§ DATA LINES
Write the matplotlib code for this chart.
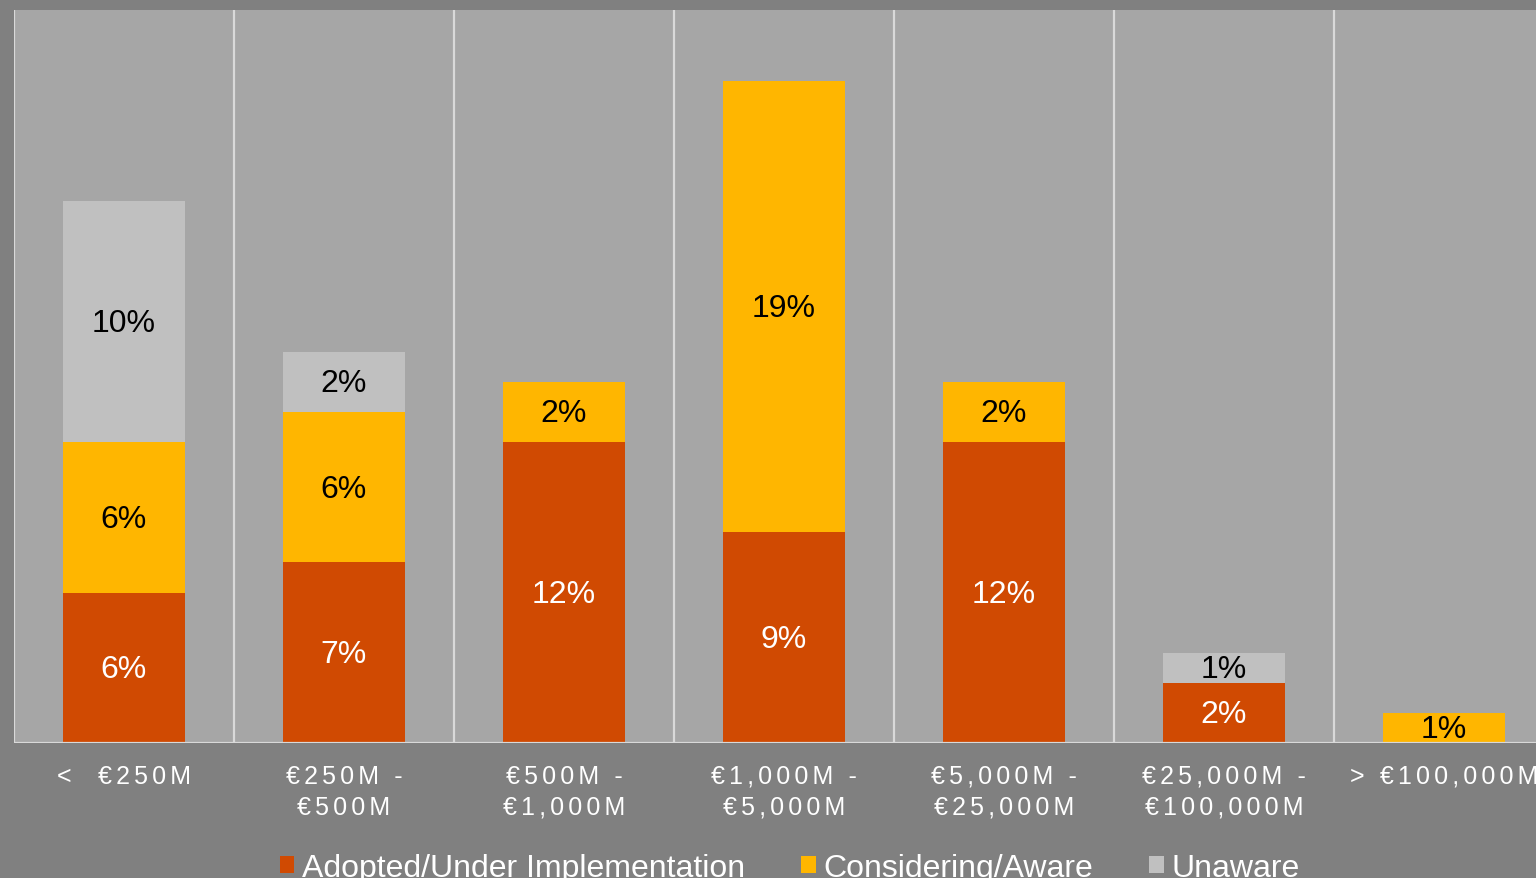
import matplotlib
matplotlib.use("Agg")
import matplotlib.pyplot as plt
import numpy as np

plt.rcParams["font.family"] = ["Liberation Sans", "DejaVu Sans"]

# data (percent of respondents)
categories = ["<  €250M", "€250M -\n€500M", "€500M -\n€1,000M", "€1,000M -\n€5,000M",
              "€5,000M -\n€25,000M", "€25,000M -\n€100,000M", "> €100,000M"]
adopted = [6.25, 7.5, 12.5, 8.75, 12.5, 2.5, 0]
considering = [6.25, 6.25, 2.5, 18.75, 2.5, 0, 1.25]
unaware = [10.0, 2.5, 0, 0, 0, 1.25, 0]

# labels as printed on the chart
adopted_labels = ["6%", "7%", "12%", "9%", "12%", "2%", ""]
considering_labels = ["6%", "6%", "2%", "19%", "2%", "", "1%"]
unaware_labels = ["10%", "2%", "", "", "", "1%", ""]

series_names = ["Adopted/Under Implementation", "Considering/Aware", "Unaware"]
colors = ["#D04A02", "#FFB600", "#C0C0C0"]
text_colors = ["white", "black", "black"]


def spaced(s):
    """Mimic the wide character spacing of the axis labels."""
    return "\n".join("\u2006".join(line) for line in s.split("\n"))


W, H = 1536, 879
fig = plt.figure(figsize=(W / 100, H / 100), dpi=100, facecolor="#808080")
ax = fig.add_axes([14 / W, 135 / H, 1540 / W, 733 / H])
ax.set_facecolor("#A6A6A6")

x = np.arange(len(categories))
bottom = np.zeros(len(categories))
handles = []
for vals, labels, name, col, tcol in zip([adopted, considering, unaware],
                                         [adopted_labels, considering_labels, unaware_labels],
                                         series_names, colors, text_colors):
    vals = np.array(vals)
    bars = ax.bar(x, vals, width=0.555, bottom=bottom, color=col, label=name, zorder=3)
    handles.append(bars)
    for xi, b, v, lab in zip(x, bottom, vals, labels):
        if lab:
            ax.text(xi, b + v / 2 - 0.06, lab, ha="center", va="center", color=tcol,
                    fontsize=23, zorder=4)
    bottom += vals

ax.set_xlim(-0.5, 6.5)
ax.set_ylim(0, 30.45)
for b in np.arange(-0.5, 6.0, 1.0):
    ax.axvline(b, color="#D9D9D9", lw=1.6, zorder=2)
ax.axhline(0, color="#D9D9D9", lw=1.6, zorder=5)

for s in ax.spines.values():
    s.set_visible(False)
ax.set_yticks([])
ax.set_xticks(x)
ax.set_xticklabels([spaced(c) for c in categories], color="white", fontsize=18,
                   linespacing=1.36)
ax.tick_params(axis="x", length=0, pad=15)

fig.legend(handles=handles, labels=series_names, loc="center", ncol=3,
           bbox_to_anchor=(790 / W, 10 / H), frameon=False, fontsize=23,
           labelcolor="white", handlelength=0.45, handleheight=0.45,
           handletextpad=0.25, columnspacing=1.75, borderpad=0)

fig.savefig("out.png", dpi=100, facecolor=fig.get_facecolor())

§ WHAT IS EXPECTED
Collect from the data above every line that includes "matplotlib".

§ ANSWER FOR THE TASK
Write the matplotlib code for this chart.
import matplotlib
matplotlib.use("Agg")
import matplotlib.pyplot as plt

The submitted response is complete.